▶ **EXERCISE DETAILS**
Give the material once more, word for word, without any images.

_ _ _ _

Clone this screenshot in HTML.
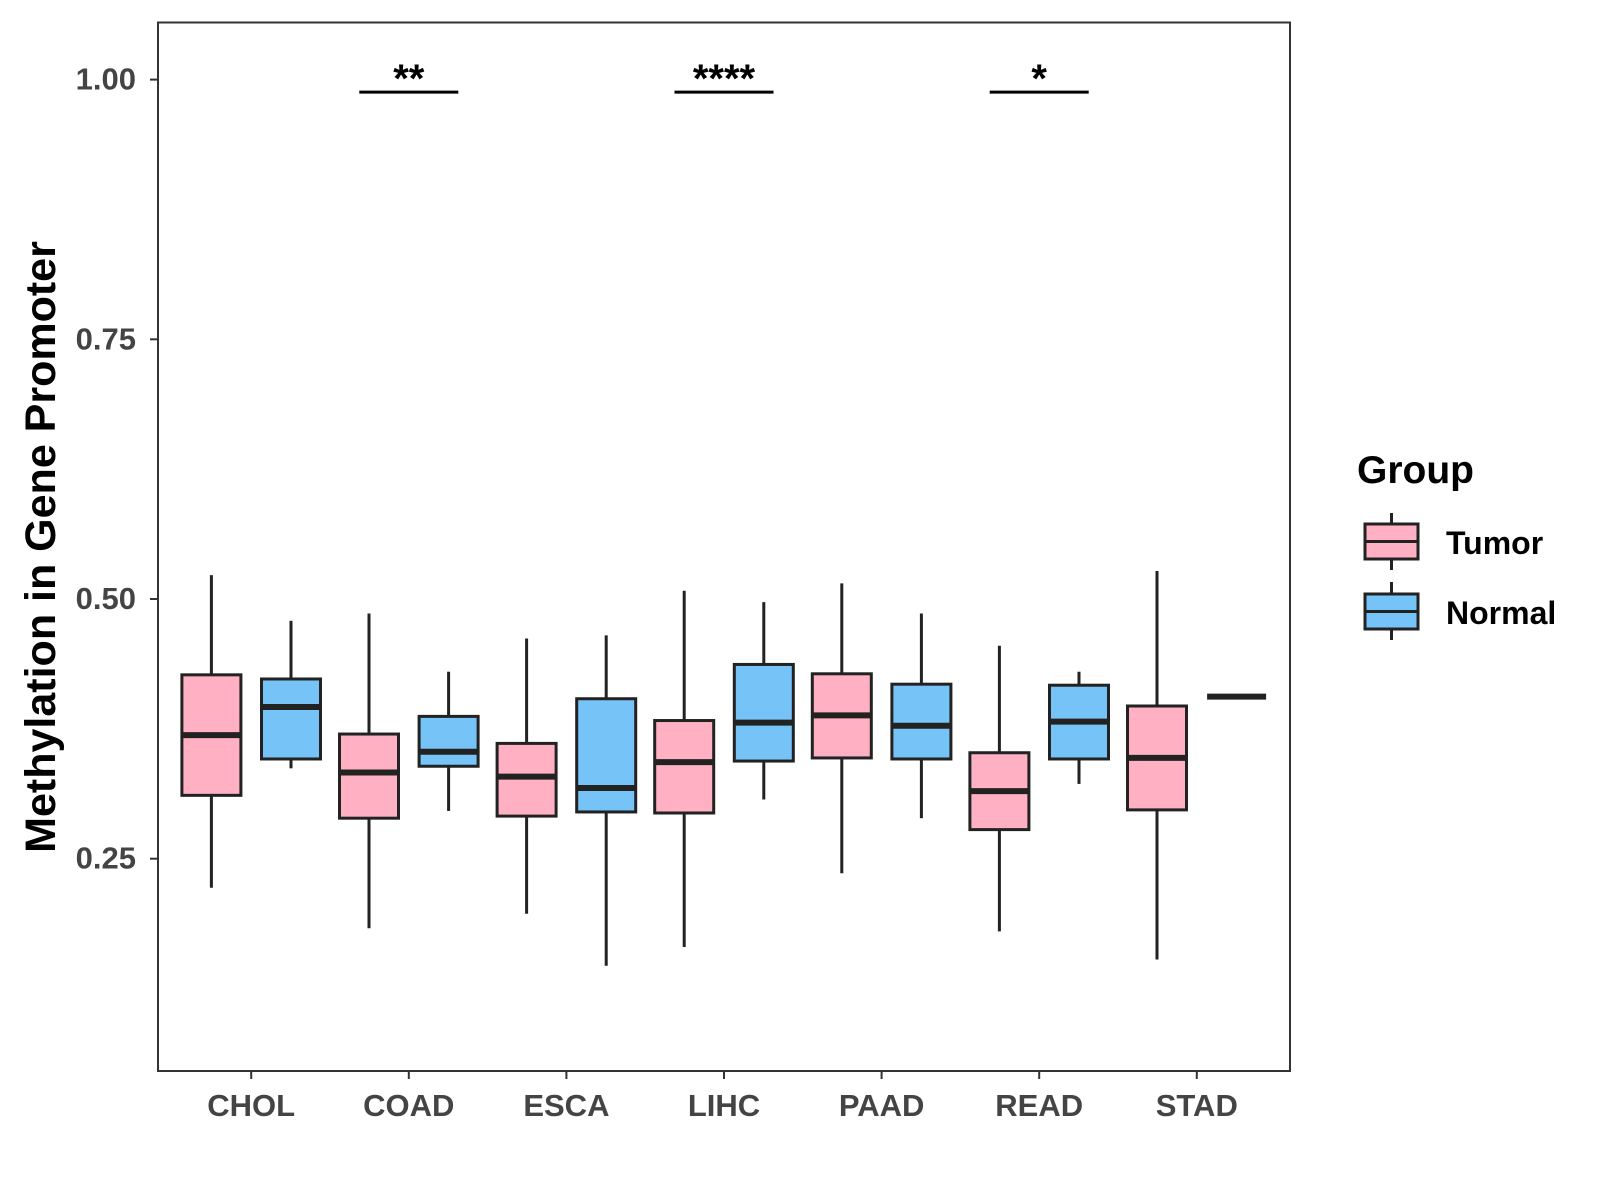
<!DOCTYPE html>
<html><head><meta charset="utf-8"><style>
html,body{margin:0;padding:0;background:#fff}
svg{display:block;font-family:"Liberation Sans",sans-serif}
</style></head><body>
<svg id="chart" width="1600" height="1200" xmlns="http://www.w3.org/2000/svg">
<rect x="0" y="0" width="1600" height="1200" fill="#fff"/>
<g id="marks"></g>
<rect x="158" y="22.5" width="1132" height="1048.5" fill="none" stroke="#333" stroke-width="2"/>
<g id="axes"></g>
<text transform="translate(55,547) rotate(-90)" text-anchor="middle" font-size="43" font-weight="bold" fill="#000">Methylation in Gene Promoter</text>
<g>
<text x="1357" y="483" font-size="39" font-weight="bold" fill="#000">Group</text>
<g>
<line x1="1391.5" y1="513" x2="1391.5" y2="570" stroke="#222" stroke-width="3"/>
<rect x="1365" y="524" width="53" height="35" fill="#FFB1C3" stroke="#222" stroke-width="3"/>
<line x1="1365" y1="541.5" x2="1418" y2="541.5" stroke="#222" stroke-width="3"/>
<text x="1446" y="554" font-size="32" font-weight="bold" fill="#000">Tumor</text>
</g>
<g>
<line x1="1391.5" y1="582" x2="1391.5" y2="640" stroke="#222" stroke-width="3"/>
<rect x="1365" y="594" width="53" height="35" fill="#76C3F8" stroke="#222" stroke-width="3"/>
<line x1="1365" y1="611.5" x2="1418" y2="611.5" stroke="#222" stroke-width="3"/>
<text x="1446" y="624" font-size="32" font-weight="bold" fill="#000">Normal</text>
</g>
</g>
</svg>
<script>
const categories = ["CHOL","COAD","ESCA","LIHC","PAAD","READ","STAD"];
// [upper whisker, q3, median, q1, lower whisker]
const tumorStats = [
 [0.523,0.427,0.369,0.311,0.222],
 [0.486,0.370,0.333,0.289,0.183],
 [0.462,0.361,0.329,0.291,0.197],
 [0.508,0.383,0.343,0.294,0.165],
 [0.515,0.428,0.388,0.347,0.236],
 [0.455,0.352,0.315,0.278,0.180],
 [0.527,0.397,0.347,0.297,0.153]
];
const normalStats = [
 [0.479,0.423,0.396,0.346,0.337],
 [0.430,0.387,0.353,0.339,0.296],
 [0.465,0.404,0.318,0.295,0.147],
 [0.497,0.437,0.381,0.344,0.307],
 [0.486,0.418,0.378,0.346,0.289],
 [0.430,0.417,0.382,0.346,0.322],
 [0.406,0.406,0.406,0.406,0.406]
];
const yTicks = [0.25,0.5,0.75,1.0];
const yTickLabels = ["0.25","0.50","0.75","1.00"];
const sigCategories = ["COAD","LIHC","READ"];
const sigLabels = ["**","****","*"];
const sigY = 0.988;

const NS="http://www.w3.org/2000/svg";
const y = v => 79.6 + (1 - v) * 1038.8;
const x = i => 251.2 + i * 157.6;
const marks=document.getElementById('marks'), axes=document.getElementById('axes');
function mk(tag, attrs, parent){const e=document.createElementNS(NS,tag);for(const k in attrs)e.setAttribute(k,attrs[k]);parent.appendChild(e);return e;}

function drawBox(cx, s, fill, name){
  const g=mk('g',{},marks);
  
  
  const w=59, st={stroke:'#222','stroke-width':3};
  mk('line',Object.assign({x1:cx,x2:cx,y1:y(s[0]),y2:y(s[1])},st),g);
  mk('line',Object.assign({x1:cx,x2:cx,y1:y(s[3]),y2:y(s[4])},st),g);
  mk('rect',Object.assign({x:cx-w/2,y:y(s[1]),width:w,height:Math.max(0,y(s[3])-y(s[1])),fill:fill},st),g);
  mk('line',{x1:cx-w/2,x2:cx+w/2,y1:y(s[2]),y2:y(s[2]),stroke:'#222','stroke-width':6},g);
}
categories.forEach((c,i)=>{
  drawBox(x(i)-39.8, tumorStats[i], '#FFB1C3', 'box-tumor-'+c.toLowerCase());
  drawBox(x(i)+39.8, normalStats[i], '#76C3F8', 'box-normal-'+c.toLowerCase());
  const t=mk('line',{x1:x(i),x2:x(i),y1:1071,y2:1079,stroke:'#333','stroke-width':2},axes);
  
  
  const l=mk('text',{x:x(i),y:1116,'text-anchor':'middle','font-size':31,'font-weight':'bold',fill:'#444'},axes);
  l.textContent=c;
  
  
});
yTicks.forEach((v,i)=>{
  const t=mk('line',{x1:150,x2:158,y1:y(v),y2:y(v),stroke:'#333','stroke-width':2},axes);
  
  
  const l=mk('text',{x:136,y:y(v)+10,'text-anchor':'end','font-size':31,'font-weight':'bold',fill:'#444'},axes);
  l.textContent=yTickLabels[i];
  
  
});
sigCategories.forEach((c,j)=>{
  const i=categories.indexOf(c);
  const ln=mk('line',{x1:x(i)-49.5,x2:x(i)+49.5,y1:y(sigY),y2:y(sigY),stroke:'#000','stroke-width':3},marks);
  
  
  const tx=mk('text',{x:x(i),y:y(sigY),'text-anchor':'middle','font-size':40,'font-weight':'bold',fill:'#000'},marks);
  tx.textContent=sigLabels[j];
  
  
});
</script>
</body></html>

_ _ _ _

▶ **SOLUTION BELOW**
Clone this screenshot in HTML.
<!DOCTYPE html>
<html><head><meta charset="utf-8"><style>
html,body{margin:0;padding:0;background:#fff}
svg{display:block;font-family:"Liberation Sans",sans-serif}
</style></head><body>
<svg id="chart" width="1600" height="1200" xmlns="http://www.w3.org/2000/svg">
<rect x="0" y="0" width="1600" height="1200" fill="#fff"/>
<g id="marks"></g>
<rect x="158" y="22.5" width="1132" height="1048.5" fill="none" stroke="#333" stroke-width="2"/>
<g id="axes"></g>
<text transform="translate(55,547) rotate(-90)" text-anchor="middle" font-size="43" font-weight="bold" fill="#000">Methylation in Gene Promoter</text>
<g>
<text x="1357" y="483" font-size="39" font-weight="bold" fill="#000">Group</text>
<g>
<line x1="1391.5" y1="513" x2="1391.5" y2="570" stroke="#222" stroke-width="3"/>
<rect x="1365" y="524" width="53" height="35" fill="#FFB1C3" stroke="#222" stroke-width="3"/>
<line x1="1365" y1="541.5" x2="1418" y2="541.5" stroke="#222" stroke-width="3"/>
<text x="1446" y="554" font-size="32" font-weight="bold" fill="#000">Tumor</text>
</g>
<g>
<line x1="1391.5" y1="582" x2="1391.5" y2="640" stroke="#222" stroke-width="3"/>
<rect x="1365" y="594" width="53" height="35" fill="#76C3F8" stroke="#222" stroke-width="3"/>
<line x1="1365" y1="611.5" x2="1418" y2="611.5" stroke="#222" stroke-width="3"/>
<text x="1446" y="624" font-size="32" font-weight="bold" fill="#000">Normal</text>
</g>
</g>
</svg>
<script>
const categories = ["CHOL","COAD","ESCA","LIHC","PAAD","READ","STAD"];
// [upper whisker, q3, median, q1, lower whisker]
const tumorStats = [
 [0.523,0.427,0.369,0.311,0.222],
 [0.486,0.370,0.333,0.289,0.183],
 [0.462,0.361,0.329,0.291,0.197],
 [0.508,0.383,0.343,0.294,0.165],
 [0.515,0.428,0.388,0.347,0.236],
 [0.455,0.352,0.315,0.278,0.180],
 [0.527,0.397,0.347,0.297,0.153]
];
const normalStats = [
 [0.479,0.423,0.396,0.346,0.337],
 [0.430,0.387,0.353,0.339,0.296],
 [0.465,0.404,0.318,0.295,0.147],
 [0.497,0.437,0.381,0.344,0.307],
 [0.486,0.418,0.378,0.346,0.289],
 [0.430,0.417,0.382,0.346,0.322],
 [0.406,0.406,0.406,0.406,0.406]
];
const yTicks = [0.25,0.5,0.75,1.0];
const yTickLabels = ["0.25","0.50","0.75","1.00"];
const sigCategories = ["COAD","LIHC","READ"];
const sigLabels = ["**","****","*"];
const sigY = 0.988;

const NS="http://www.w3.org/2000/svg";
const y = v => 79.6 + (1 - v) * 1038.8;
const x = i => 251.2 + i * 157.6;
const marks=document.getElementById('marks'), axes=document.getElementById('axes');
function mk(tag, attrs, parent){const e=document.createElementNS(NS,tag);for(const k in attrs)e.setAttribute(k,attrs[k]);parent.appendChild(e);return e;}

function drawBox(cx, s, fill, name){
  const g=mk('g',{},marks);
  
  
  const w=59, st={stroke:'#222','stroke-width':3};
  mk('line',Object.assign({x1:cx,x2:cx,y1:y(s[0]),y2:y(s[1])},st),g);
  mk('line',Object.assign({x1:cx,x2:cx,y1:y(s[3]),y2:y(s[4])},st),g);
  mk('rect',Object.assign({x:cx-w/2,y:y(s[1]),width:w,height:Math.max(0,y(s[3])-y(s[1])),fill:fill},st),g);
  mk('line',{x1:cx-w/2,x2:cx+w/2,y1:y(s[2]),y2:y(s[2]),stroke:'#222','stroke-width':6},g);
}
categories.forEach((c,i)=>{
  drawBox(x(i)-39.8, tumorStats[i], '#FFB1C3', 'box-tumor-'+c.toLowerCase());
  drawBox(x(i)+39.8, normalStats[i], '#76C3F8', 'box-normal-'+c.toLowerCase());
  const t=mk('line',{x1:x(i),x2:x(i),y1:1071,y2:1079,stroke:'#333','stroke-width':2},axes);
  
  
  const l=mk('text',{x:x(i),y:1116,'text-anchor':'middle','font-size':31,'font-weight':'bold',fill:'#444'},axes);
  l.textContent=c;
  
  
});
yTicks.forEach((v,i)=>{
  const t=mk('line',{x1:150,x2:158,y1:y(v),y2:y(v),stroke:'#333','stroke-width':2},axes);
  
  
  const l=mk('text',{x:136,y:y(v)+10,'text-anchor':'end','font-size':31,'font-weight':'bold',fill:'#444'},axes);
  l.textContent=yTickLabels[i];
  
  
});
sigCategories.forEach((c,j)=>{
  const i=categories.indexOf(c);
  const ln=mk('line',{x1:x(i)-49.5,x2:x(i)+49.5,y1:y(sigY),y2:y(sigY),stroke:'#000','stroke-width':3},marks);
  
  
  const tx=mk('text',{x:x(i),y:y(sigY),'text-anchor':'middle','font-size':40,'font-weight':'bold',fill:'#000'},marks);
  tx.textContent=sigLabels[j];
  
  
});
</script>
</body></html>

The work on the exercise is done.